Throughout his life Sanchez traveled extensively and especially to the Caribbean islands where he became fascinated with the play of light and shadow on colored forms that became a dominant characteristic of his works. His early works of the 1950’s are stylized and figurative, depicting themes such as portraits of friends and models, views of New York City and tropical landscapes.
In the 1960’s his works became significantly more abstract, though always maintaining a strong sense of naturalism. It is during this decade that his work matured into an individual vision and when he began to develop his well-known paintings of houses and architectural themes. These architectural works stand out for their simplified forms where all superfluous details are eliminated. Stripped down to their essence these structures acquire universal meaning. Here he captured the effect of light on color making it vibrant. Despite the fact that his buildings are often devoid of visible inhabitants, they hold a strong living presence of their own. Throughout the 1970’s and 1980’s he further explored architectural themes by traveling to countries around the Mediterranean.

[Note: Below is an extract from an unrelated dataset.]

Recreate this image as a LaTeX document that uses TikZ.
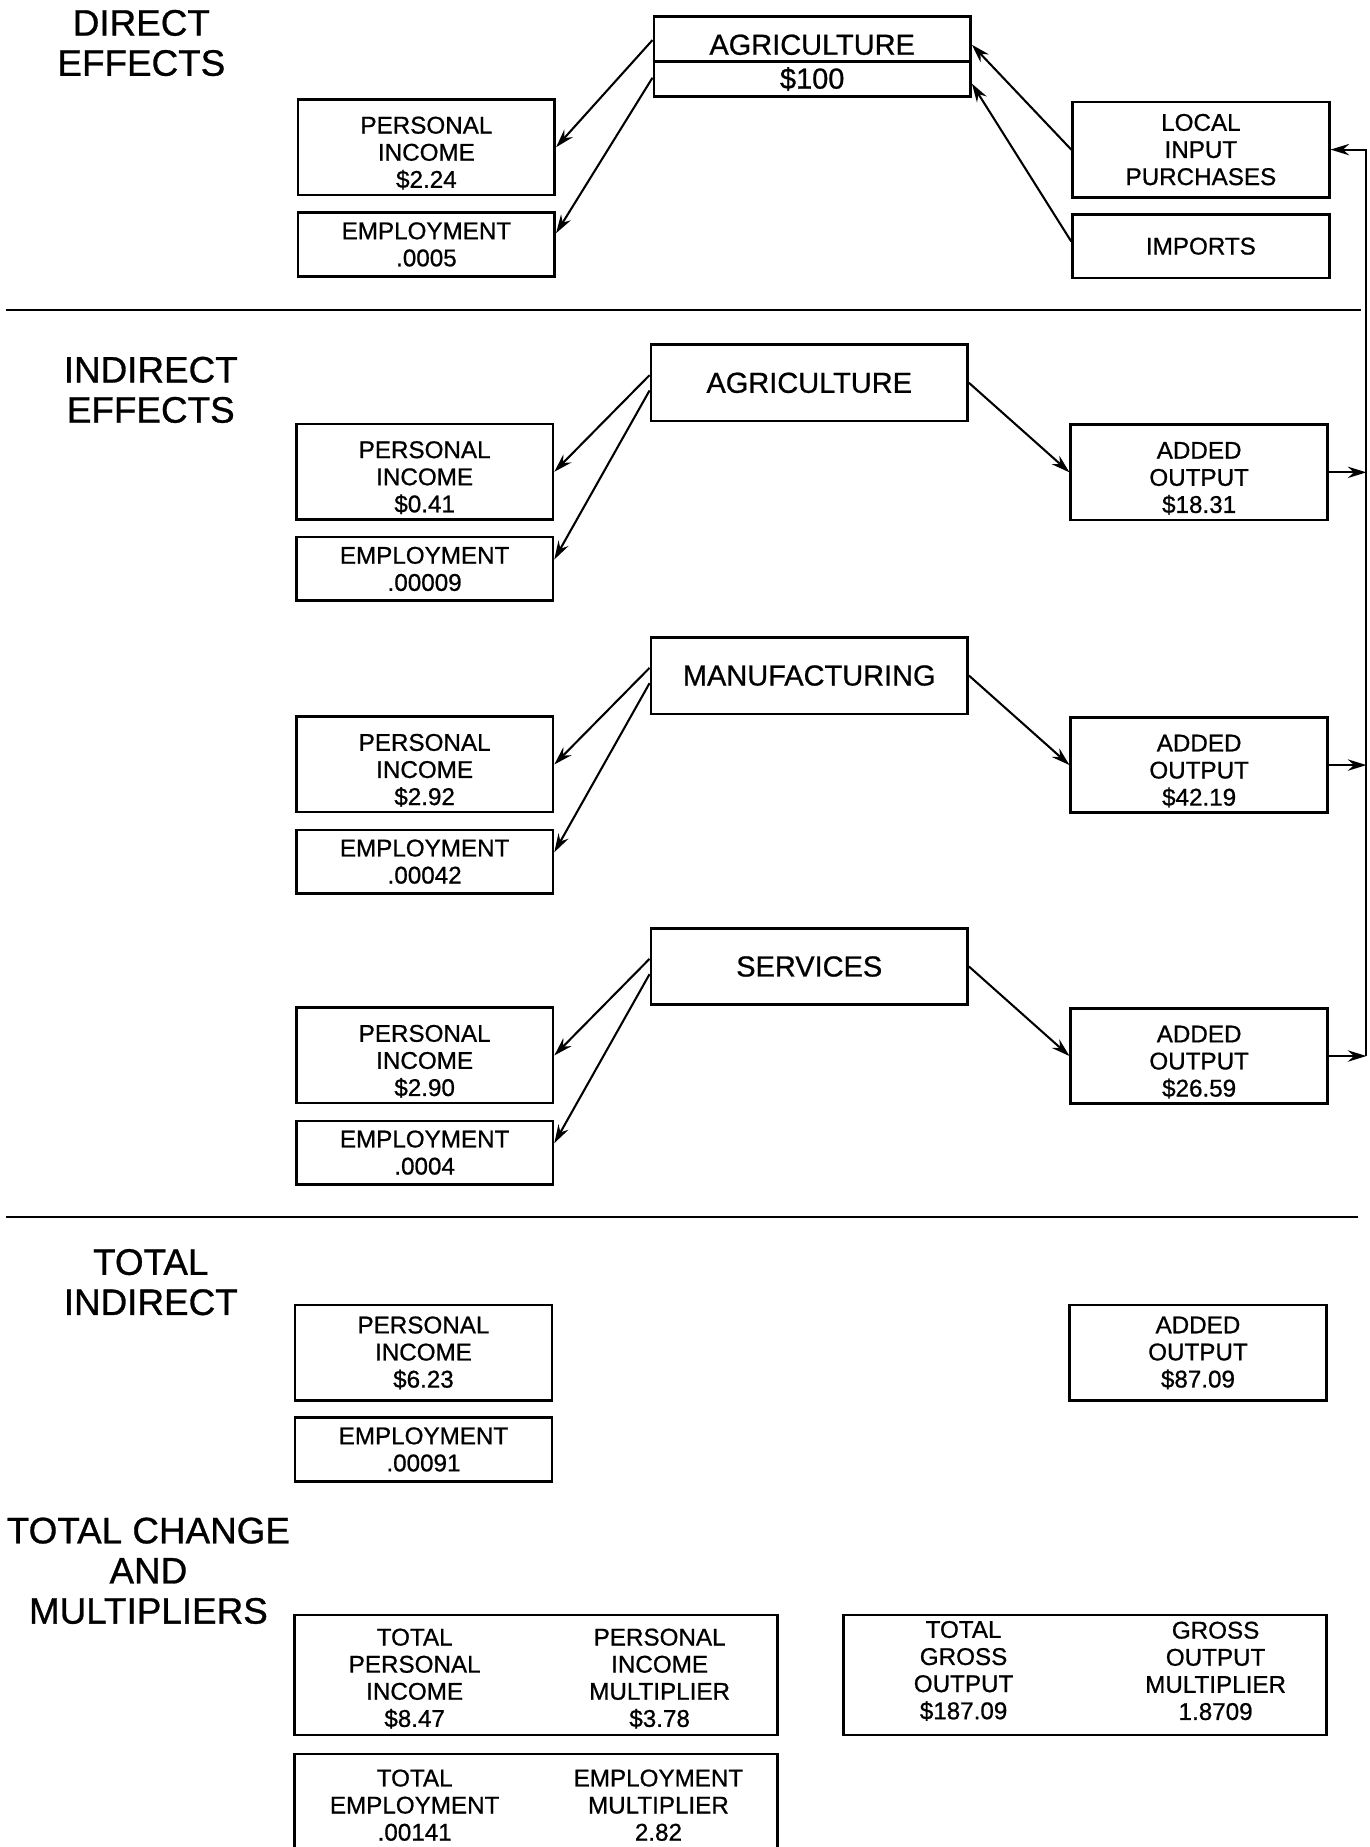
\documentclass[tikz,border=0pt]{standalone}
\usepackage{fontspec}
\setmainfont{Liberation Sans}[BoldFont=Liberation Sans,BoldFeatures={FakeBold=0.8}]
\usetikzlibrary{arrows.meta}

\begin{document}
\begin{tikzpicture}[x=0.02cm,y=-0.02cm,every node/.style={font=\bfseries},
    box/.style={draw,line width=1.25pt,align=center,inner sep=0pt,
        font=\bfseries\fontsize{11.7}{13.1}\selectfont},
    bigbox/.style={box,minimum width=4.36cm,minimum height=1.62cm},
    lowbox/.style={bigbox,text height=40pt},
    smallbox/.style={box,minimum width=4.36cm,minimum height=1.08cm},
    sector/.style={box,minimum width=5.38cm,minimum height=1.3cm,
        font=\bfseries\fontsize{14}{16.5}\selectfont},
    multbox/.style={box,minimum width=8.2cm,minimum height=2.04cm},
    coltext/.style={align=center,inner sep=0pt,font=\bfseries\fontsize{11.7}{13.1}\selectfont},
    sectortext/.style={inner sep=0pt,font=\bfseries\fontsize{14}{16.5}\selectfont},
    heading/.style={align=center,inner sep=0pt,font=\bfseries\fontsize{17.8}{19.4}\selectfont},
    arr/.style={-{Stealth[length=9pt,width=5.5pt,inset=3pt]},line width=1pt},
    rule/.style={line width=1.25pt}
]
\useasboundingbox (0,0) rectangle (1163,1568);

% direct effects
\node[heading] (hdirect) at (120,36.5) {DIRECT\\EFFECTS};
\node[sector,minimum height=1.36cm] (agri0) at (689.5,48) {};
\draw[rule] ([yshift=-0.08cm]agri0.west) -- ([yshift=-0.08cm]agri0.east);
\node[sectortext] (agri0-top) at ([yshift=0.2cm]agri0.center) {AGRICULTURE};
\node[sectortext] (agri0-bot) at ([yshift=-0.38cm]agri0.center) {\$100};
\node[lowbox] (pi0) at (362,125) {PERSONAL\\INCOME\\\$2.24};
\node[smallbox] (emp0) at (362,207.5) {EMPLOYMENT\\.0005};
\node[bigbox] (lip) at (1019.5,127) {LOCAL\\INPUT\\PURCHASES};
\node[smallbox] (imp) at (1019.5,209) {IMPORTS};
\draw[arr] ([yshift=0.28cm]agri0.west) -- (pi0.east);
\draw[arr] ([yshift=-0.36cm]agri0.west) -- ([yshift=0.19cm]emp0.east);
\draw[arr] (lip.west) -- ([yshift=0.2cm]agri0.east);
\draw[arr] ([yshift=0.08cm]imp.west) -- ([yshift=-0.46cm]agri0.east);
\draw[rule] (5,263) -- (1155,263);

% indirect effects
\node[heading] (hindirect) at (128,331) {INDIRECT\\EFFECTS};
\foreach \nm/\lab/\y/\inc/\emp/\out in {agri/AGRICULTURE/325/0.41/.00009/18.31,
    manu/MANUFACTURING/573.5/2.92/.00042/42.19,serv/SERVICES/820.5/2.90/.0004/26.59}{
  \node[sector] (\nm) at (687,\y) {\lab};
  \node[lowbox] (\nm-pi) at (360.5,\y+75.5) {PERSONAL\\INCOME\\\$\inc};
  \node[smallbox] (\nm-emp) at (360.5,\y+158) {EMPLOYMENT\\\emp};
  \node[lowbox] (\nm-ao) at (1018,\y+76) {ADDED\\OUTPUT\\\$\out};
  \draw[arr] ([yshift=0.13cm]\nm.west) -- (\nm-pi.east);
  \draw[arr] ([yshift=-0.13cm]\nm.west) -- ([yshift=0.16cm]\nm-emp.east);
  \draw[arr] (\nm.east) -- (\nm-ao.west);
}
\coordinate (fbx) at (1160,0);
\coordinate (fbtop) at (lip.east -| fbx);
\coordinate (fbbot) at (serv-ao.east -| fbx);
\draw[arr] (fbbot) -- (fbtop) -- (lip.east);
\foreach \nm in {agri,manu,serv}
  \draw[arr] (\nm-ao.east) -- (\nm-ao.east -| fbx);
\draw[rule] (5,1033) -- (1153,1033);

% totals
\node[heading] (htotal) at (128,1088.5) {TOTAL\\INDIRECT};
\node[bigbox] (pi4) at (359.5,1148.5) {PERSONAL\\INCOME\\\$6.23};
\node[smallbox] (emp4) at (359.5,1230.5) {EMPLOYMENT\\.00091};
\node[bigbox] (ao4) at (1017,1148.5) {ADDED\\OUTPUT\\\$87.09};

\node[heading] (hchange) at (126,1333.5) {TOTAL CHANGE\\AND\\MULTIPLIERS};
\node[multbox] (tpi) at (455,1422) {};
\node[coltext] (tpi-l) at ([xshift=-2.06cm,yshift=-0.06cm]tpi.center) {TOTAL\\PERSONAL\\INCOME\\\$8.47};
\node[coltext] (tpi-r) at ([xshift=2.1cm,yshift=-0.06cm]tpi.center) {PERSONAL\\INCOME\\MULTIPLIER\\\$3.78};
\node[multbox,minimum height=1.66cm] (temp) at (455,1530.5) {};
\node[coltext] (temp-l) at ([xshift=-2.06cm,yshift=-0.04cm]temp.center) {TOTAL\\EMPLOYMENT\\.00141};
\node[coltext] (temp-r) at ([xshift=2.08cm,yshift=-0.04cm]temp.center) {EMPLOYMENT\\MULTIPLIER\\2.82};
\node[multbox] (tgo) at (921,1422) {};
\node[coltext] (tgo-l) at ([xshift=-2.06cm,yshift=0.07cm]tgo.center) {TOTAL\\GROSS\\OUTPUT\\\$187.09};
\node[coltext] (tgo-r) at ([xshift=2.22cm,yshift=0.07cm]tgo.center) {GROSS\\OUTPUT\\MULTIPLIER\\1.8709};
\end{tikzpicture}
\end{document}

An artist with an independent voice and international acclaim, Sanchez has had over sixty solo exhibitions and has been included in numerous group shows in museums and galleries in the United States, Latin America and Europe. His art is well represented in private and public collections including over thirty museums such as the Blanton Museum of Art in Austin, the Museum of Modern Art in New York, the Metropolitan Museum in New York, the Museo de Arte Moderno in Bogotá, the National Gallery of Art in Washington D.C., the National Gallery of Australia in Canberra, and the Philadelphia Museum of Art in Philadelphia.